* Raw data:

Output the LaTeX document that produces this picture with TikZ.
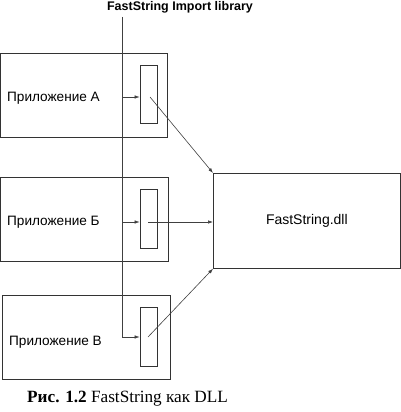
\documentclass[tikz,border=0pt]{standalone}
\usepackage{fontspec}
\setmainfont{Liberation Serif}
\newfontfamily\arialf{Liberation Sans}
\usetikzlibrary{arrows.meta}
\begin{document}
\begin{tikzpicture}[x=1pt,y=-1pt,
  box/.style={draw=black!80,line width=0.7pt},
  lbl/.style={font=\arialf\fontsize{13.6}{15}\selectfont,inner sep=0pt},
  conn/.style={draw=black!75,line width=0.6pt},
  arr/.style={conn,-{Latex[length=5pt,width=3.5pt]}}]
\useasboundingbox (0,0) rectangle (400,412);
% title
\node[inner sep=0pt,font=\arialf\bfseries\fontsize{12.5}{14}\selectfont] (title) at (180,7) {FastString Import library};
% app boxes
\draw[box] (0.5,53) rectangle (167,137);
\draw[box] (0.5,177) rectangle (168,261);
\draw[box] (2,295) rectangle (170,379);
\node[lbl,anchor=west] (tA) at (7,98) {Приложение А};
\node[lbl,anchor=west] (tB) at (7,222) {Приложение Б};
\node[lbl,anchor=west] (tC) at (9,342) {Приложение В};
% small stubs
\node[box,minimum width=17pt,minimum height=58pt,inner sep=0pt] (sA) at (148.5,94) {};
\node[box,minimum width=17pt,minimum height=59pt,inner sep=0pt] (sB) at (148.5,218.5) {};
\node[box,minimum width=17pt,minimum height=59pt,inner sep=0pt] (sC) at (148.5,336.5) {};
% dll
\node[box,minimum width=187pt,minimum height=95pt,inner sep=0pt,anchor=north west,
      font=\arialf\fontsize{14}{16}\selectfont] (dll) at (213,173) {FastString.dll};
% import library line
\coordinate (top) at (122,17);
\coordinate (bot) at (122,337);
\coordinate (jA) at (122,97);
\coordinate (jB) at (122,222);
\coordinate (pA) at (150,97);
\coordinate (pB) at (148,222);
\coordinate (pC) at (148,337);
\draw[conn] (top) -- (bot);
\draw[arr] (jA) -- (sA.west |- jA);
\draw[arr] (jB) -- (sB.west |- jB);
\draw[arr] (bot) -- (sC.west |- bot);
\draw[arr] (pA) -- (dll.north west);
\draw[arr] (pB) -- (dll.west |- pB);
\draw[arr] (pC) -- (dll.south west);
% caption
\node[inner sep=0pt,anchor=west,font=\fontsize{17.2}{20}\selectfont] (cap) at (27,399) {\textbf{Рис. 1.2} FastString как DLL};
\end{tikzpicture}
\end{document}
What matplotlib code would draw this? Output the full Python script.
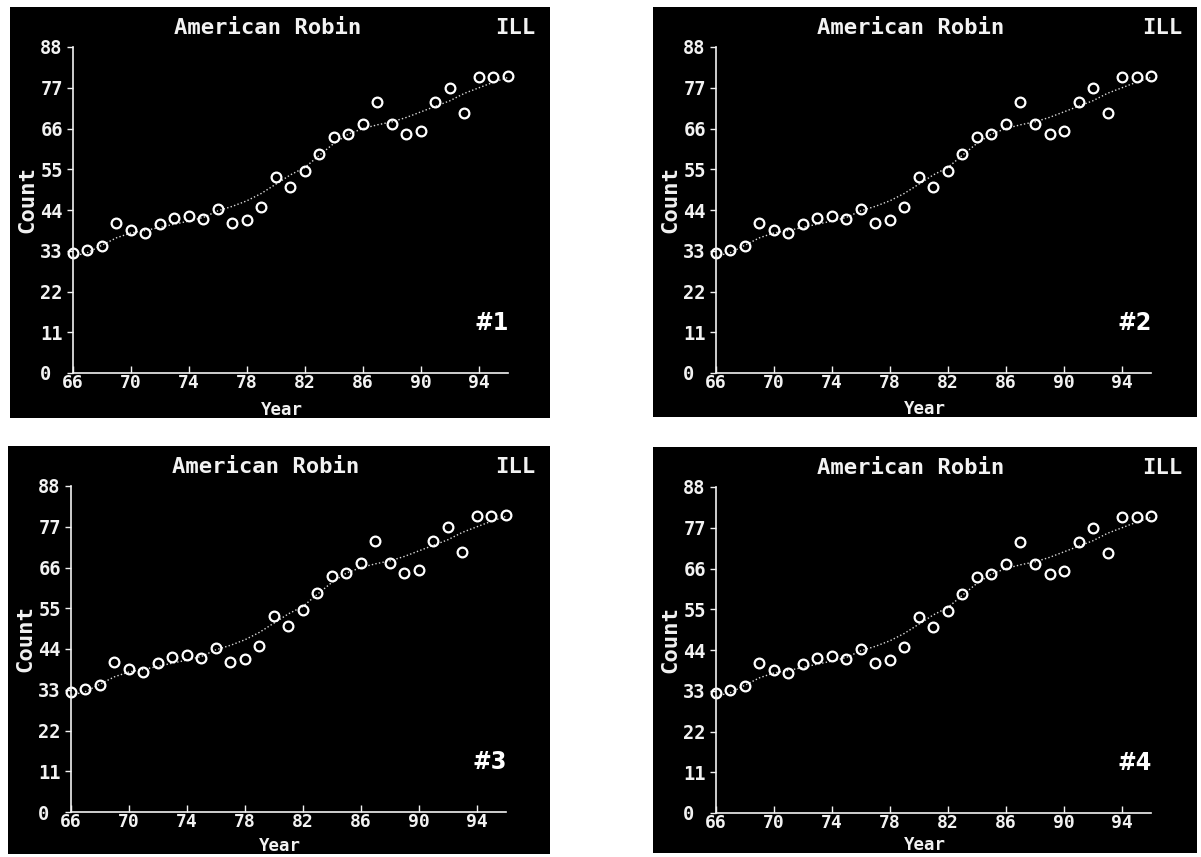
import numpy as np
import matplotlib.pyplot as plt

plt.rcParams['font.family'] = ['DejaVu Sans Mono']

# yearly counts (same data in all four prints)
years = list(range(66, 97))
counts = [32.4, 33.2, 34.2, 40.5, 38.7, 37.8, 40.1, 41.8, 42.4, 41.7,
          44.3, 40.4, 41.3, 44.9, 52.8, 50.3, 54.6, 59.0, 63.7, 64.4,
          67.2, 73.2, 67.2, 64.5, 65.4, 73.2, 76.9, 70.1, 79.8, 80.0, 80.2]
# dotted smoothed trend
trend = [31.5, 32.5, 34.5, 36.5, 37.8, 38.5, 39.3, 40.2, 41.0, 42.0,
         43.8, 45.0, 46.5, 48.5, 51.0, 53.5, 55.5, 58.8, 62.0, 64.5,
         66.0, 67.0, 67.8, 69.0, 70.5, 72.0, 73.5, 75.5, 77.0, 78.5, 79.8]
x_ticks = [66, 70, 74, 78, 82, 86, 90, 94]
y_ticks = [0, 11, 22, 33, 44, 55, 66, 77, 88]
tags = ['#1', '#2', '#3', '#4']

W, H = 1201, 857
# panel rectangles in pixels: left, top, width, height
panels = [(10, 7, 540, 411), (653, 7, 544, 410),
          (8, 446, 542, 408), (653, 447, 544, 406)]

fig = plt.figure(figsize=(W / 100, H / 100), dpi=100)
fig.patch.set_facecolor('white')

fg = '#f2f2f2'

for (px, py, pw, ph), tag in zip(panels, tags):
    bg = fig.add_axes([px / W, 1 - (py + ph) / H, pw / W, ph / H])
    bg.set_facecolor('black')
    bg.set_xticks([])
    bg.set_yticks([])
    for s in bg.spines.values():
        s.set_visible(False)
    bg.set_xlim(0, pw)
    bg.set_ylim(ph, 0)

    bg.text(258, 21, 'American Robin', color=fg, fontsize=16, fontweight='bold',
            ha='center', va='center')
    bg.text(pw - 15, 21, 'ILL', color=fg, fontsize=16, fontweight='bold',
            ha='right', va='center')
    bg.text(17, 193, 'Count', color=fg, fontsize=16, fontweight='bold',
            rotation=90, ha='center', va='center')
    bg.text(272, ph - 8, 'Year', color=fg, fontsize=12.5, fontweight='bold',
            ha='center', va='center')
    bg.text(499, 316, tag, color='white', fontsize=18, fontweight='bold',
            family=['DejaVu Sans'], fontstretch='condensed',
            ha='right', va='center')

    ax = fig.add_axes([(px + 63) / W, 1 - (py + 366) / H, 435 / W, 326 / H])
    ax.patch.set_alpha(0)
    ax.plot(years, trend, color='#d8d8d8', lw=1.0, linestyle=(0, (1, 1.6)))
    ax.plot(years, counts, 'o', mfc='none', mec='white', ms=7, mew=1.6,
            clip_on=False)
    ax.set_xlim(66, 96)
    ax.set_ylim(0, 88)
    for side in ['top', 'right']:
        ax.spines[side].set_visible(False)
    for side in ['left', 'bottom']:
        ax.spines[side].set_color(fg)
        ax.spines[side].set_linewidth(1.2)
    ax.set_xticks(x_ticks, [str(v) for v in x_ticks], fontweight='bold')
    ax.set_yticks(y_ticks, [str(v) for v in y_ticks], fontweight='bold', ha='left')
    ax.tick_params(axis='x', direction='in', length=5, width=1, colors=fg,
                   labelsize=13, pad=1)
    ax.tick_params(axis='y', direction='out', length=4, width=1, colors=fg,
                   labelsize=13.5, pad=19.5)

plt.savefig('out.png', dpi=100, facecolor='white')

* Stated goal:
Your copy of the data above should match it exactly, except that pictures are left out.

* Answer to this task:
Output the LaTeX document that produces this picture with TikZ.
\documentclass[tikz,border=0pt]{standalone}
\usepackage{fontspec}
\setmainfont{Liberation Serif}
\newfontfamily\arialf{Liberation Sans}
\usetikzlibrary{arrows.meta}
\begin{document}
\begin{tikzpicture}[x=1pt,y=-1pt,
  box/.style={draw=black!80,line width=0.7pt},
  lbl/.style={font=\arialf\fontsize{13.6}{15}\selectfont,inner sep=0pt},
  conn/.style={draw=black!75,line width=0.6pt},
  arr/.style={conn,-{Latex[length=5pt,width=3.5pt]}}]
\useasboundingbox (0,0) rectangle (400,412);
% title
\node[inner sep=0pt,font=\arialf\bfseries\fontsize{12.5}{14}\selectfont] (title) at (180,7) {FastString Import library};
% app boxes
\draw[box] (0.5,53) rectangle (167,137);
\draw[box] (0.5,177) rectangle (168,261);
\draw[box] (2,295) rectangle (170,379);
\node[lbl,anchor=west] (tA) at (7,98) {Приложение А};
\node[lbl,anchor=west] (tB) at (7,222) {Приложение Б};
\node[lbl,anchor=west] (tC) at (9,342) {Приложение В};
% small stubs
\node[box,minimum width=17pt,minimum height=58pt,inner sep=0pt] (sA) at (148.5,94) {};
\node[box,minimum width=17pt,minimum height=59pt,inner sep=0pt] (sB) at (148.5,218.5) {};
\node[box,minimum width=17pt,minimum height=59pt,inner sep=0pt] (sC) at (148.5,336.5) {};
% dll
\node[box,minimum width=187pt,minimum height=95pt,inner sep=0pt,anchor=north west,
      font=\arialf\fontsize{14}{16}\selectfont] (dll) at (213,173) {FastString.dll};
% import library line
\coordinate (top) at (122,17);
\coordinate (bot) at (122,337);
\coordinate (jA) at (122,97);
\coordinate (jB) at (122,222);
\coordinate (pA) at (150,97);
\coordinate (pB) at (148,222);
\coordinate (pC) at (148,337);
\draw[conn] (top) -- (bot);
\draw[arr] (jA) -- (sA.west |- jA);
\draw[arr] (jB) -- (sB.west |- jB);
\draw[arr] (bot) -- (sC.west |- bot);
\draw[arr] (pA) -- (dll.north west);
\draw[arr] (pB) -- (dll.west |- pB);
\draw[arr] (pC) -- (dll.south west);
% caption
\node[inner sep=0pt,anchor=west,font=\fontsize{17.2}{20}\selectfont] (cap) at (27,399) {\textbf{Рис. 1.2} FastString как DLL};
\end{tikzpicture}
\end{document}
What matplotlib code would draw this? Output the full Python script.
import numpy as np
import matplotlib.pyplot as plt

plt.rcParams['font.family'] = ['DejaVu Sans Mono']

# yearly counts (same data in all four prints)
years = list(range(66, 97))
counts = [32.4, 33.2, 34.2, 40.5, 38.7, 37.8, 40.1, 41.8, 42.4, 41.7,
          44.3, 40.4, 41.3, 44.9, 52.8, 50.3, 54.6, 59.0, 63.7, 64.4,
          67.2, 73.2, 67.2, 64.5, 65.4, 73.2, 76.9, 70.1, 79.8, 80.0, 80.2]
# dotted smoothed trend
trend = [31.5, 32.5, 34.5, 36.5, 37.8, 38.5, 39.3, 40.2, 41.0, 42.0,
         43.8, 45.0, 46.5, 48.5, 51.0, 53.5, 55.5, 58.8, 62.0, 64.5,
         66.0, 67.0, 67.8, 69.0, 70.5, 72.0, 73.5, 75.5, 77.0, 78.5, 79.8]
x_ticks = [66, 70, 74, 78, 82, 86, 90, 94]
y_ticks = [0, 11, 22, 33, 44, 55, 66, 77, 88]
tags = ['#1', '#2', '#3', '#4']

W, H = 1201, 857
# panel rectangles in pixels: left, top, width, height
panels = [(10, 7, 540, 411), (653, 7, 544, 410),
          (8, 446, 542, 408), (653, 447, 544, 406)]

fig = plt.figure(figsize=(W / 100, H / 100), dpi=100)
fig.patch.set_facecolor('white')

fg = '#f2f2f2'

for (px, py, pw, ph), tag in zip(panels, tags):
    bg = fig.add_axes([px / W, 1 - (py + ph) / H, pw / W, ph / H])
    bg.set_facecolor('black')
    bg.set_xticks([])
    bg.set_yticks([])
    for s in bg.spines.values():
        s.set_visible(False)
    bg.set_xlim(0, pw)
    bg.set_ylim(ph, 0)

    bg.text(258, 21, 'American Robin', color=fg, fontsize=16, fontweight='bold',
            ha='center', va='center')
    bg.text(pw - 15, 21, 'ILL', color=fg, fontsize=16, fontweight='bold',
            ha='right', va='center')
    bg.text(17, 193, 'Count', color=fg, fontsize=16, fontweight='bold',
            rotation=90, ha='center', va='center')
    bg.text(272, ph - 8, 'Year', color=fg, fontsize=12.5, fontweight='bold',
            ha='center', va='center')
    bg.text(499, 316, tag, color='white', fontsize=18, fontweight='bold',
            family=['DejaVu Sans'], fontstretch='condensed',
            ha='right', va='center')

    ax = fig.add_axes([(px + 63) / W, 1 - (py + 366) / H, 435 / W, 326 / H])
    ax.patch.set_alpha(0)
    ax.plot(years, trend, color='#d8d8d8', lw=1.0, linestyle=(0, (1, 1.6)))
    ax.plot(years, counts, 'o', mfc='none', mec='white', ms=7, mew=1.6,
            clip_on=False)
    ax.set_xlim(66, 96)
    ax.set_ylim(0, 88)
    for side in ['top', 'right']:
        ax.spines[side].set_visible(False)
    for side in ['left', 'bottom']:
        ax.spines[side].set_color(fg)
        ax.spines[side].set_linewidth(1.2)
    ax.set_xticks(x_ticks, [str(v) for v in x_ticks], fontweight='bold')
    ax.set_yticks(y_ticks, [str(v) for v in y_ticks], fontweight='bold', ha='left')
    ax.tick_params(axis='x', direction='in', length=5, width=1, colors=fg,
                   labelsize=13, pad=1)
    ax.tick_params(axis='y', direction='out', length=4, width=1, colors=fg,
                   labelsize=13.5, pad=19.5)

plt.savefig('out.png', dpi=100, facecolor='white')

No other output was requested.